===== Raw data =====
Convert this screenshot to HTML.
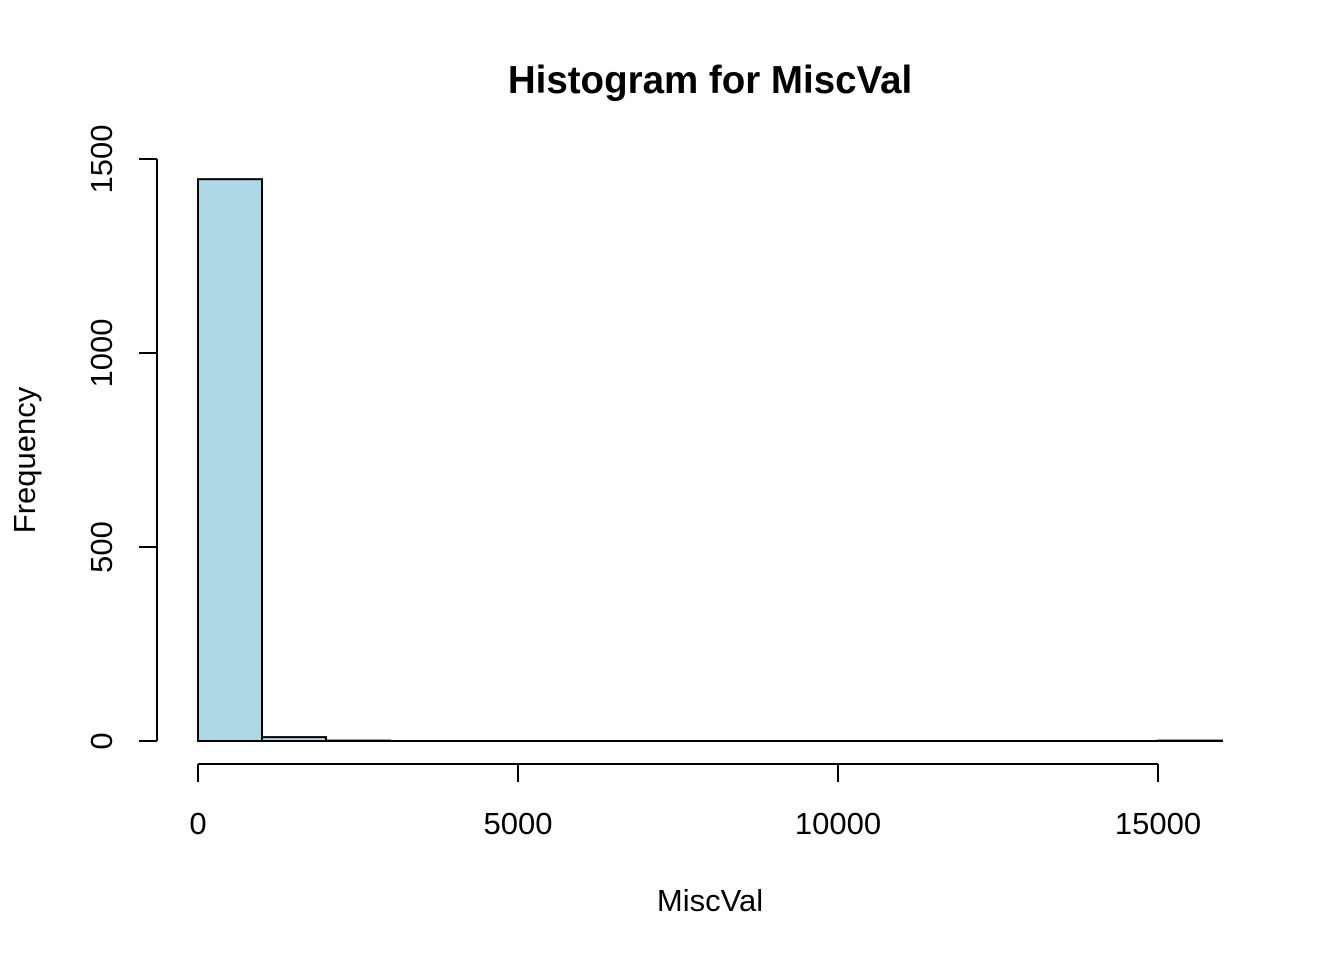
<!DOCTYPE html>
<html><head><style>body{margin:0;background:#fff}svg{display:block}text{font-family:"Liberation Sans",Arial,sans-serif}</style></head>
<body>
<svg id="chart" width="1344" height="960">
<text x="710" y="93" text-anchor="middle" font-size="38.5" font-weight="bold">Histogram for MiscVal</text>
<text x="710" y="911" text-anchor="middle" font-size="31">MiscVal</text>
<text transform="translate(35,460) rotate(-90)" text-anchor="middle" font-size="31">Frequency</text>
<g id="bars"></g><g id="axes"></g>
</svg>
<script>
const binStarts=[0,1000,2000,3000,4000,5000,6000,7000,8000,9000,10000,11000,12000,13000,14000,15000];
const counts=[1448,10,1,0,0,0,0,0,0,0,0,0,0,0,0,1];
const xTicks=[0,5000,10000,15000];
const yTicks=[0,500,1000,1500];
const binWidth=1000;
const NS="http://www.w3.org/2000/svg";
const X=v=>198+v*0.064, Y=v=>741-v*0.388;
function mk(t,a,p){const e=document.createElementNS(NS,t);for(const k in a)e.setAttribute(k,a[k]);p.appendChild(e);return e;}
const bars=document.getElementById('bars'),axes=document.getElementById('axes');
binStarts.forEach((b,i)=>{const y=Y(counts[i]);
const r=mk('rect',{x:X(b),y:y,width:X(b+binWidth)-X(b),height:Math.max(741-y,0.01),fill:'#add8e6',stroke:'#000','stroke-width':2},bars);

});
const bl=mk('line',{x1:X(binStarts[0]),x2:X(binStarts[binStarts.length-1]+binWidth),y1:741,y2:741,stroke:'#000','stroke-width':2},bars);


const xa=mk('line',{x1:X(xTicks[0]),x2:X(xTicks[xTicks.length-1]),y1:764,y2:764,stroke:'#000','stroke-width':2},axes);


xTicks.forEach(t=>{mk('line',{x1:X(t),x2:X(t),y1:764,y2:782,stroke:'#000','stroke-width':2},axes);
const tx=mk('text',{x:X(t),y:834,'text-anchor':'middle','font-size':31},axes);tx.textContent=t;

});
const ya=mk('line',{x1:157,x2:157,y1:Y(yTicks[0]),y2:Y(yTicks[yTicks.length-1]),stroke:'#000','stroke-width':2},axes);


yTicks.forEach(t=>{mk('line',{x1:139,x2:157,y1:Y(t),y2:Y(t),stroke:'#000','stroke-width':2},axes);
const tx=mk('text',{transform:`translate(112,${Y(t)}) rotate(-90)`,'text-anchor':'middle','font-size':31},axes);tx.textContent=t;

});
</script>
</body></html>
=====
# [Task prompt]
Transcribe the full listing above exactly as it stands, minus the pictures.

# [Expected answer]
Convert this screenshot to HTML.
<!DOCTYPE html>
<html><head><style>body{margin:0;background:#fff}svg{display:block}text{font-family:"Liberation Sans",Arial,sans-serif}</style></head>
<body>
<svg id="chart" width="1344" height="960">
<text x="710" y="93" text-anchor="middle" font-size="38.5" font-weight="bold">Histogram for MiscVal</text>
<text x="710" y="911" text-anchor="middle" font-size="31">MiscVal</text>
<text transform="translate(35,460) rotate(-90)" text-anchor="middle" font-size="31">Frequency</text>
<g id="bars"></g><g id="axes"></g>
</svg>
<script>
const binStarts=[0,1000,2000,3000,4000,5000,6000,7000,8000,9000,10000,11000,12000,13000,14000,15000];
const counts=[1448,10,1,0,0,0,0,0,0,0,0,0,0,0,0,1];
const xTicks=[0,5000,10000,15000];
const yTicks=[0,500,1000,1500];
const binWidth=1000;
const NS="http://www.w3.org/2000/svg";
const X=v=>198+v*0.064, Y=v=>741-v*0.388;
function mk(t,a,p){const e=document.createElementNS(NS,t);for(const k in a)e.setAttribute(k,a[k]);p.appendChild(e);return e;}
const bars=document.getElementById('bars'),axes=document.getElementById('axes');
binStarts.forEach((b,i)=>{const y=Y(counts[i]);
const r=mk('rect',{x:X(b),y:y,width:X(b+binWidth)-X(b),height:Math.max(741-y,0.01),fill:'#add8e6',stroke:'#000','stroke-width':2},bars);

});
const bl=mk('line',{x1:X(binStarts[0]),x2:X(binStarts[binStarts.length-1]+binWidth),y1:741,y2:741,stroke:'#000','stroke-width':2},bars);


const xa=mk('line',{x1:X(xTicks[0]),x2:X(xTicks[xTicks.length-1]),y1:764,y2:764,stroke:'#000','stroke-width':2},axes);


xTicks.forEach(t=>{mk('line',{x1:X(t),x2:X(t),y1:764,y2:782,stroke:'#000','stroke-width':2},axes);
const tx=mk('text',{x:X(t),y:834,'text-anchor':'middle','font-size':31},axes);tx.textContent=t;

});
const ya=mk('line',{x1:157,x2:157,y1:Y(yTicks[0]),y2:Y(yTicks[yTicks.length-1]),stroke:'#000','stroke-width':2},axes);


yTicks.forEach(t=>{mk('line',{x1:139,x2:157,y1:Y(t),y2:Y(t),stroke:'#000','stroke-width':2},axes);
const tx=mk('text',{transform:`translate(112,${Y(t)}) rotate(-90)`,'text-anchor':'middle','font-size':31},axes);tx.textContent=t;

});
</script>
</body></html>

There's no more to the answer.